*GIVEN EXERCISE*.
Transcribe the listing exactly, leaving out every picture.

-*-*-

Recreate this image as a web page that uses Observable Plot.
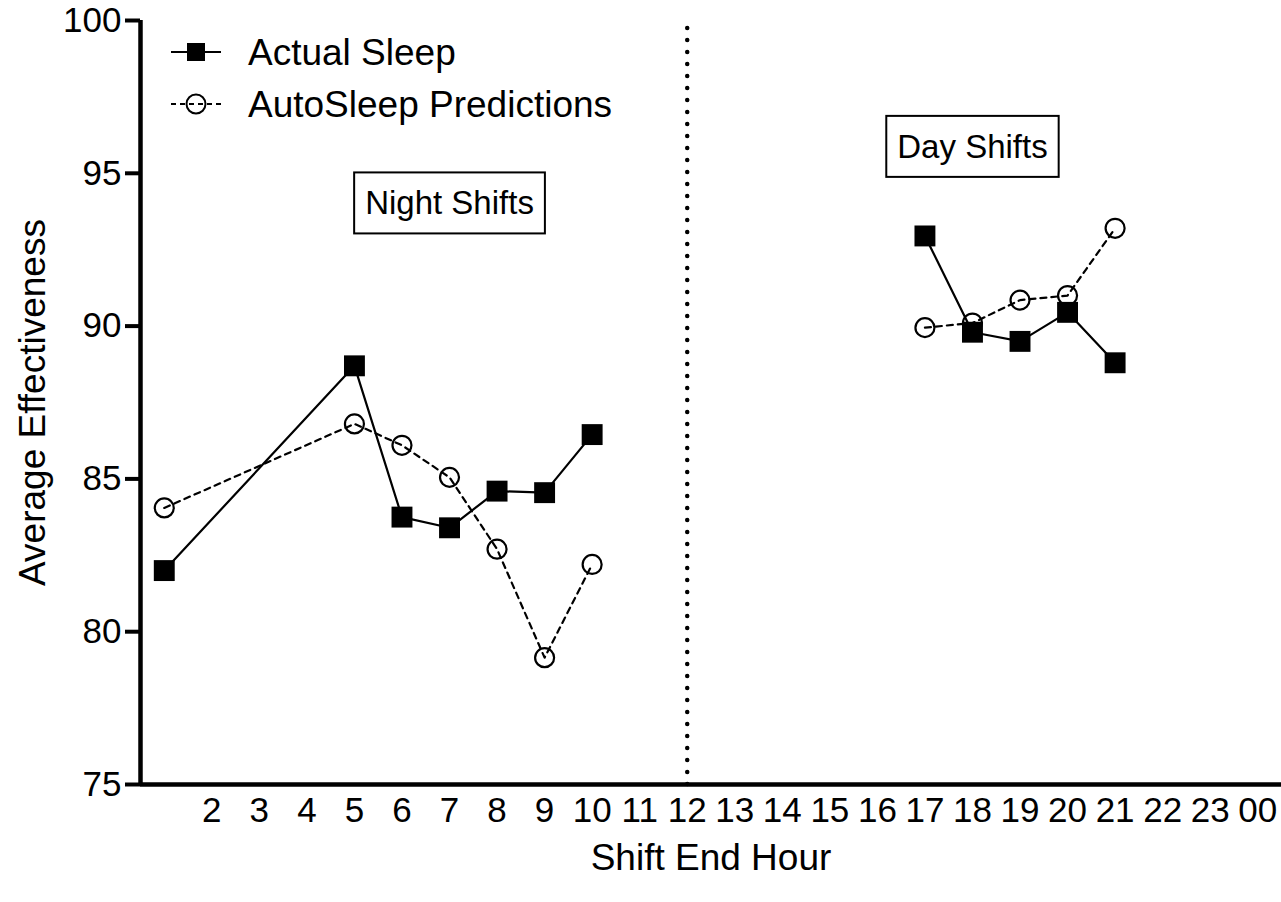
<!DOCTYPE html>
<html>
<head>
<meta charset="utf-8">
<script src="https://cdn.jsdelivr.net/npm/d3@7"></script>
<script src="https://cdn.jsdelivr.net/npm/@observablehq/plot@0.6"></script>
<style>
  html, body { margin: 0; padding: 0; background: #fff; }
  #chart { width: 1281px; height: 902px; }
</style>
</head>
<body>
<div id="chart"></div>
<script>
// Shift end hour (1–24) of each measured shift
const hours = [1, 5, 6, 7, 8, 9, 10, 17, 18, 19, 20, 21];
// Average effectiveness computed from actual sleep
const actualSleep = [82.0, 88.7, 83.75, 83.4, 84.6, 84.55, 86.45, 92.95, 89.8, 89.5, 90.45, 88.8];
// Average effectiveness computed from AutoSleep predictions
const autoSleep = [84.05, 86.8, 86.1, 85.05, 82.7, 79.15, 82.2, 89.95, 90.1, 90.85, 91.0, 93.2];
// Tick values and labels
const xTicks = [2, 3, 4, 5, 6, 7, 8, 9, 10, 11, 12, 13, 14, 15, 16, 17, 18, 19, 20, 21, 22, 23, 24];
const yTicks = [75, 80, 85, 90, 95, 100];
// Boxed annotations for the two shift groups
const boxLabels = ["Night Shifts", "Day Shifts"];
const boxHours = [7, 18];
const boxValues = [94.0, 95.85];
// Divider between night and day shifts
const dividerHour = [12];
const legendLabels = ["Actual Sleep", "AutoSleep Predictions"];
const xTitle = "Shift End Hour";
const yTitle = "Average Effectiveness";

const rows = hours.map((h, i) => ({
  hour: h,
  actual: actualSleep[i],
  auto: autoSleep[i],
  shift: h < 12 ? "Night" : "Day"
}));
const boxes = boxLabels.map((t, i) => ({text: t, hour: boxHours[i], value: boxValues[i]}));

const font = "'Liberation Sans', Arial, sans-serif";

const chart = Plot.plot({
  width: 1281,
  height: 902,
  marginLeft: 140,
  marginRight: 0,
  marginTop: 20,
  marginBottom: 118,
  style: {fontFamily: font, fontSize: "35px", background: "#fff", color: "#000"},
  x: {domain: [0.5, 24.5]},
  y: {domain: [75, 100]},
  marks: [
    Plot.axisX({ticks: xTicks, tickSize: 0, tickPadding: 13, fontSize: 35,
      tickFormat: d => d === 24 ? "00" : String(d), label: null}),
    Plot.axisY({ticks: yTicks, tickSize: 15, tickPadding: 4, strokeWidth: 4, fontSize: 35, label: null}),
    Plot.ruleX(dividerHour, {y1: 75, y2: 100, strokeWidth: 4.5, strokeDasharray: "0,12", strokeLinecap: "round"}),
    Plot.line(rows, {x: "hour", y: "auto", z: "shift", stroke: "#000", strokeWidth: 2.2, strokeDasharray: "6,5"}),
    Plot.dot(rows, {x: "hour", y: "auto", r: 9.5, stroke: "#000", strokeWidth: 2.2, fill: "none"}),
    Plot.line(rows, {x: "hour", y: "actual", z: "shift", stroke: "#000", strokeWidth: 2.2}),
    Plot.dot(rows, {x: "hour", y: "actual", symbol: "square", r: 11.8, fill: "#000", stroke: "none"}),
    Plot.ruleX([0.5], {y1: 75, y2: 100, strokeWidth: 4.5}),
    Plot.ruleY([75], {strokeWidth: 4.5}),
    Plot.text(boxes, {x: "hour", y: "value", text: "text", fontSize: 33, lineAnchor: "middle", textAnchor: "middle", fill: "#000"}),
    Plot.text([xTitle], {frameAnchor: "bottom", textAnchor: "middle", lineAnchor: "middle", dy: 74, fontSize: 37, fill: "#000"}),
    Plot.text([yTitle], {frameAnchor: "left", textAnchor: "middle", lineAnchor: "middle", rotate: -90, dx: -107, fontSize: 37, fill: "#000"})
  ]
});

document.getElementById("chart").appendChild(chart);

const svg = d3.select(chart);

// Frame each shift-group label with a rectangle (in the label's own coordinates)
svg.selectAll("text")
  .filter(function () { return boxLabels.includes(this.textContent); })
  .each(function () {
    const bb = this.getBBox();
    d3.select(this.parentNode).insert("rect", () => this)
      .attr("transform", this.getAttribute("transform"))
      .attr("x", bb.x - 11)
      .attr("y", bb.y - 12)
      .attr("width", bb.width + 22)
      .attr("height", bb.height + 24)
      .attr("fill", "#fff")
      .attr("stroke", "#000")
      .attr("stroke-width", 2);
  });

// Legend in the upper-left corner of the plot
const legend = svg.append("g")
  .attr("font-family", font)
  .attr("font-size", 37)
  .attr("text-anchor", "start");
const rowsY = [52, 104];
legendLabels.forEach((label, i) => {
  const y = rowsY[i];
  const row = legend.append("g");
  row.append("line")
    .attr("x1", 171).attr("x2", 221).attr("y1", y).attr("y2", y)
    .attr("stroke", "#000").attr("stroke-width", 2)
    .attr("stroke-dasharray", i === 0 ? null : "5,4");
  if (i === 0) {
    row.append("rect").attr("x", 187).attr("y", y - 9).attr("width", 18).attr("height", 18).attr("fill", "#000");
  } else {
    row.append("circle").attr("cx", 196).attr("cy", y).attr("r", 9.5)
      .attr("fill", "none").attr("stroke", "#000").attr("stroke-width", 2);
  }
  row.append("text").attr("x", 248).attr("y", y).attr("dy", "0.35em")
    .attr("text-anchor", "start").attr("fill", "#000").text(label);
});
</script>
</body>
</html>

-*-*-

*FINISHED ANSWER*.
Recreate this image as a web page that uses Observable Plot.
<!DOCTYPE html>
<html>
<head>
<meta charset="utf-8">
<script src="https://cdn.jsdelivr.net/npm/d3@7"></script>
<script src="https://cdn.jsdelivr.net/npm/@observablehq/plot@0.6"></script>
<style>
  html, body { margin: 0; padding: 0; background: #fff; }
  #chart { width: 1281px; height: 902px; }
</style>
</head>
<body>
<div id="chart"></div>
<script>
// Shift end hour (1–24) of each measured shift
const hours = [1, 5, 6, 7, 8, 9, 10, 17, 18, 19, 20, 21];
// Average effectiveness computed from actual sleep
const actualSleep = [82.0, 88.7, 83.75, 83.4, 84.6, 84.55, 86.45, 92.95, 89.8, 89.5, 90.45, 88.8];
// Average effectiveness computed from AutoSleep predictions
const autoSleep = [84.05, 86.8, 86.1, 85.05, 82.7, 79.15, 82.2, 89.95, 90.1, 90.85, 91.0, 93.2];
// Tick values and labels
const xTicks = [2, 3, 4, 5, 6, 7, 8, 9, 10, 11, 12, 13, 14, 15, 16, 17, 18, 19, 20, 21, 22, 23, 24];
const yTicks = [75, 80, 85, 90, 95, 100];
// Boxed annotations for the two shift groups
const boxLabels = ["Night Shifts", "Day Shifts"];
const boxHours = [7, 18];
const boxValues = [94.0, 95.85];
// Divider between night and day shifts
const dividerHour = [12];
const legendLabels = ["Actual Sleep", "AutoSleep Predictions"];
const xTitle = "Shift End Hour";
const yTitle = "Average Effectiveness";

const rows = hours.map((h, i) => ({
  hour: h,
  actual: actualSleep[i],
  auto: autoSleep[i],
  shift: h < 12 ? "Night" : "Day"
}));
const boxes = boxLabels.map((t, i) => ({text: t, hour: boxHours[i], value: boxValues[i]}));

const font = "'Liberation Sans', Arial, sans-serif";

const chart = Plot.plot({
  width: 1281,
  height: 902,
  marginLeft: 140,
  marginRight: 0,
  marginTop: 20,
  marginBottom: 118,
  style: {fontFamily: font, fontSize: "35px", background: "#fff", color: "#000"},
  x: {domain: [0.5, 24.5]},
  y: {domain: [75, 100]},
  marks: [
    Plot.axisX({ticks: xTicks, tickSize: 0, tickPadding: 13, fontSize: 35,
      tickFormat: d => d === 24 ? "00" : String(d), label: null}),
    Plot.axisY({ticks: yTicks, tickSize: 15, tickPadding: 4, strokeWidth: 4, fontSize: 35, label: null}),
    Plot.ruleX(dividerHour, {y1: 75, y2: 100, strokeWidth: 4.5, strokeDasharray: "0,12", strokeLinecap: "round"}),
    Plot.line(rows, {x: "hour", y: "auto", z: "shift", stroke: "#000", strokeWidth: 2.2, strokeDasharray: "6,5"}),
    Plot.dot(rows, {x: "hour", y: "auto", r: 9.5, stroke: "#000", strokeWidth: 2.2, fill: "none"}),
    Plot.line(rows, {x: "hour", y: "actual", z: "shift", stroke: "#000", strokeWidth: 2.2}),
    Plot.dot(rows, {x: "hour", y: "actual", symbol: "square", r: 11.8, fill: "#000", stroke: "none"}),
    Plot.ruleX([0.5], {y1: 75, y2: 100, strokeWidth: 4.5}),
    Plot.ruleY([75], {strokeWidth: 4.5}),
    Plot.text(boxes, {x: "hour", y: "value", text: "text", fontSize: 33, lineAnchor: "middle", textAnchor: "middle", fill: "#000"}),
    Plot.text([xTitle], {frameAnchor: "bottom", textAnchor: "middle", lineAnchor: "middle", dy: 74, fontSize: 37, fill: "#000"}),
    Plot.text([yTitle], {frameAnchor: "left", textAnchor: "middle", lineAnchor: "middle", rotate: -90, dx: -107, fontSize: 37, fill: "#000"})
  ]
});

document.getElementById("chart").appendChild(chart);

const svg = d3.select(chart);

// Frame each shift-group label with a rectangle (in the label's own coordinates)
svg.selectAll("text")
  .filter(function () { return boxLabels.includes(this.textContent); })
  .each(function () {
    const bb = this.getBBox();
    d3.select(this.parentNode).insert("rect", () => this)
      .attr("transform", this.getAttribute("transform"))
      .attr("x", bb.x - 11)
      .attr("y", bb.y - 12)
      .attr("width", bb.width + 22)
      .attr("height", bb.height + 24)
      .attr("fill", "#fff")
      .attr("stroke", "#000")
      .attr("stroke-width", 2);
  });

// Legend in the upper-left corner of the plot
const legend = svg.append("g")
  .attr("font-family", font)
  .attr("font-size", 37)
  .attr("text-anchor", "start");
const rowsY = [52, 104];
legendLabels.forEach((label, i) => {
  const y = rowsY[i];
  const row = legend.append("g");
  row.append("line")
    .attr("x1", 171).attr("x2", 221).attr("y1", y).attr("y2", y)
    .attr("stroke", "#000").attr("stroke-width", 2)
    .attr("stroke-dasharray", i === 0 ? null : "5,4");
  if (i === 0) {
    row.append("rect").attr("x", 187).attr("y", y - 9).attr("width", 18).attr("height", 18).attr("fill", "#000");
  } else {
    row.append("circle").attr("cx", 196).attr("cy", y).attr("r", 9.5)
      .attr("fill", "none").attr("stroke", "#000").attr("stroke-width", 2);
  }
  row.append("text").attr("x", 248).attr("y", y).attr("dy", "0.35em")
    .attr("text-anchor", "start").attr("fill", "#000").text(label);
});
</script>
</body>
</html>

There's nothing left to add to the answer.